An acquaintance of mine recently called me a f**king do-gooder–and not in a very complimentary tone.  I’m more an observer than a doer–perhaps I could be called a f**king watch-gooder.  My week  home started with a tribute to the late Dr. George Tiller, of blessed memory: as you may recall, he was a doctor who was murdered in church on May 31 by an anti-abortion fanatic.  His widow and two of his four children came to Chicago for a very moving event in his memory.

On a happier note, I’ve spent several days this week with girls from Girls in the Game, a program which reaches out to girls 7-18 in Chicago, and gives them a safe place to play, to learn how to value themselves, their bodies, their lives.  One young tennis player told me she can’t play outside because there’s too much shooting on her street.  Another, abandoned by her mother when she was small, and making a home with relatives, spends every spare moment at Girls in the Game: it’s the place where she is welcomed, valued.  Any adults who come into the program are called “Coach,” and I do love being “Coach Sara.”  I wish I could take all these girls and wrap them in gold, protect them from the harm the world can and has done to them, keep them from ever needing a nail and a piece of glass to keep them safe.

  • Penny Thornton

    But how important to have that safe place, Sara, in which the girls can find out who they are. That’s worth doing!

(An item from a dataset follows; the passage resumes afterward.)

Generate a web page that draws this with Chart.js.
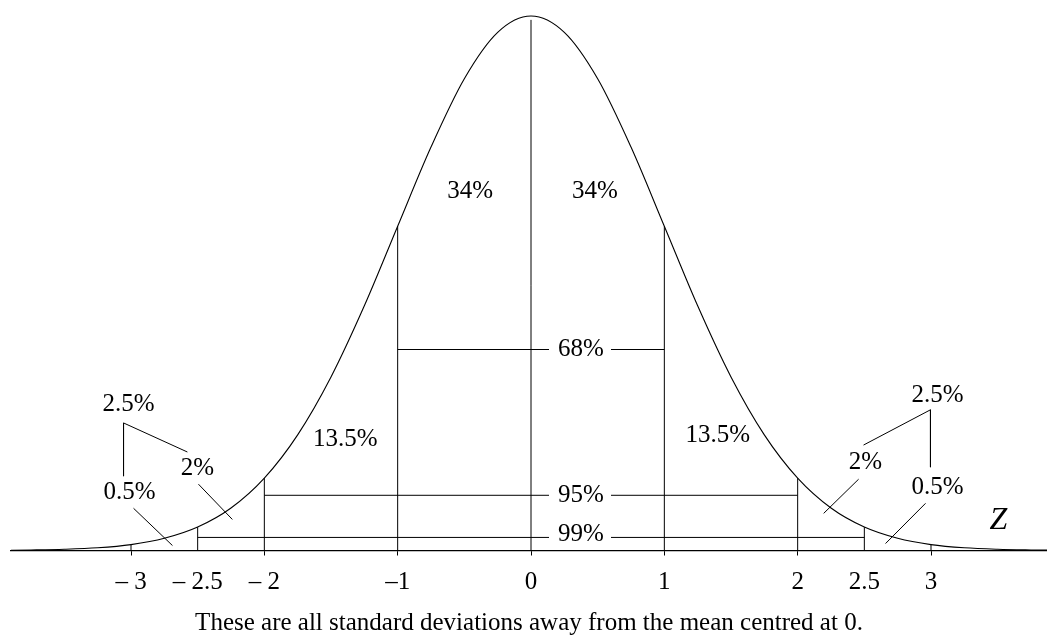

  • Yes, it’s great that they have such a place. The staff are amazing–energetic, committed. They all have a background in social work or something similar, in addition to athletics, because they don’t think they’re training athletes, but using sport to help girls get better equipped to navigate the world. My contribution is only financial, but I’m really proud to be associated with the group.

  • genny from jersey

    Sara, I also think your writings have a positive impact that prompts people to examine life and how we can each make it better. Be proud that your are a “f**ing do-gooder. Sounds like a great new VI T-shirt. “I’m a F***ing Do-gooder.

    Your involvement with the Girls in the Game makes a profound differences in the lifes of the girls. “Coach Sara”–I like that.

  • In my experience, people who call other people f***ing do-gooders are feeling guilty about their own inaction. Good for you for making a contribution to something that has a positive impact on these girls’ lives!

    “Coach Sara” sounds like an honour.

  • Laurie

    Your response made me laugh! I can relate in that I’ve been called d***ed opinionated in a similar vein. Keep on observing! 🙂
    P.S. I just finished reading your new book and loved it. Now I’m in a withdrawal of sorts. No pressure but when will the next one be out?

  • It doesn’t really matter what kind of a do-gooder you are…being a do-gooder is the whole point! It’s a good thing!

    Well, I’ve just finished Hardball and enjoyed every single paragraph. I LOVED the ending…almost made me cry. I’m so excited to see what happens next…bet I know who’ll show up in the next novel or two – heh, heh.

  • Dan

    The world needs more do-gooders (f’ing or otherwise). Thanks, and keep up the good work, Sara.

  • Shirley Harrison

    I think I’ll start reading the early VI books again. Has been years, and I won’t remember them.

    The acquaintance sounds like a “wingnut”. They don’t respond to reason.